Hamilton Herald Masthead

Editorial


Front Page - Friday, March 18, 2011

The Critic's Corner


“The Adjustment Bureau”



What if what we think of as spirits were actually beings that looked like us, guided our affairs and worked for a mysterious figure known as The Chairman? That’s the question “The Adjustment Bureau,” a new movie based on a Philip K. Dick short story, asks.

Actually, the movie poses a lot questions. For example, the agents of the Bureau carry books that contain animated blueprints. These are the plans the Chairman has drawn up for each person’s life. The agents enforce the blueprints, steering each individual in the right direction.

When someone veers off course, an agent gives him a nudge. For example, if a man’s destiny will be unsuitably altered by meeting a certain woman on a bus, an agent will cause him to spill his coffee on his shirt, prompting him to return to his apartment and change, thereby missing the bus.

So, if a higher power has laid out our lives in advance, what role does free will play in our existence? Why does The Chairman allow some people to prosper and others to die young? Would we be better off on our own or would we have pressed the red button during the Cold War? Can we break free from the marionette strings and live as we choose?

Like “Inception,” “The Adjustment Bureau” explores thought-provoking themes, even as it aims to entertain viewers with chases and special effects. Unlike “Inception,” however, “The Adjustment Bureau” wastes its potential on a gutless ending.

David Norris accidentally stumbles through the veil between the earthly plane of existence and the one from which the agents come when he meets Elisa on the night he loses an election to become a New York senator. The Chairman had arranged their encounter to inspire David to stay in politics, but did not intend for them to meet again.

The following morning, an agent named Harry is supposed to keep David from getting on the bus on which Elise is riding, but he literally falls asleep on the job, allowing the two lovers to connect and strike up a cosmically forbidden romance.

The efforts of the Bureau to cover its tracks and force David back on course fail when he catches them “inserting ideas” into his co-worker’s mind. In the scene, David enters a conference room to find his friend frozen in place as men in three-piece suits and fedoras scan him with odd-looking equipment.

The agents, looking a lot like God’s G-Men, capture David and carry him through a door that acts as a gateway to the world in which they live. (It looks just like ours.) There, the agents decide to tell David just enough about themselves to slake his curiosity, and threaten to wipe his memory if he ever reveals their existence.

They also tell him he can never see Elise again, as their relationship would keep him from becoming president of the United States and her from achieving global fame as a ballet dancer.

As much as I like the core scenario, and especially enjoyed a chase sequence during which the participants jump from one New York City landmark to another by stepping through doors, the best part of “The Adjustment Bureau” is the romance between David and Elise. It’s rare that two actors truly create the illusion of love, so it was a pleasure to watch Matt Damon and Emily Blunt light up with attraction, blunder their way through their first few encounters and then fall deeply for each other.

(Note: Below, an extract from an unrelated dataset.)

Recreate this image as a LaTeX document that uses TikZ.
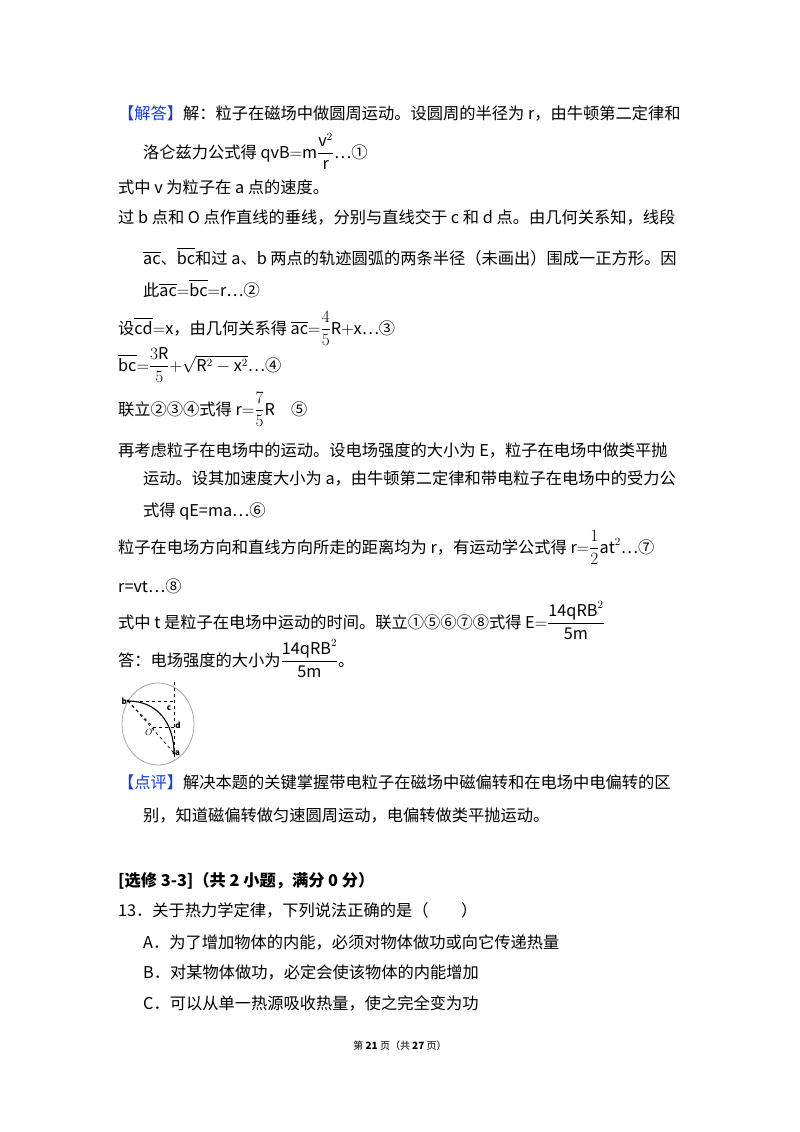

Their relationship creates an emotional core that’s missing from a lot of science fiction. Just as remarkable is how Damon and Blunt achieve this level of substance with so little screen time together.

Unfortunately, “The Adjustment Bureau” ends poorly. Al-though some viewers will like the way it wraps up, the last scene is jarringly out of sync with the rest of the movie. Imagine listening to “Unchained Melody” on a record player, and just as the song is getting good, the needle scratches across the surface of the LP.

Especially grating in the final scene is the dialogue, which casually discards all of the interesting questions and ideas the movie raised.

Given the above, I wondered if portions of “The Adjustment Bureau” had been reshot, most likely to please the suits who’d put up the money for the picture, and a quick Google search revealed they had been. Universal Pictures actually delayed the release of the “The Adjustment Bureau” eight months to shoot and incorporate new scenes.

I hope the original cut makes it onto the DVD, as there’s a great movie in there. As it stands, “The Adjustment Bureau” falls short of the mark for which it initially aims.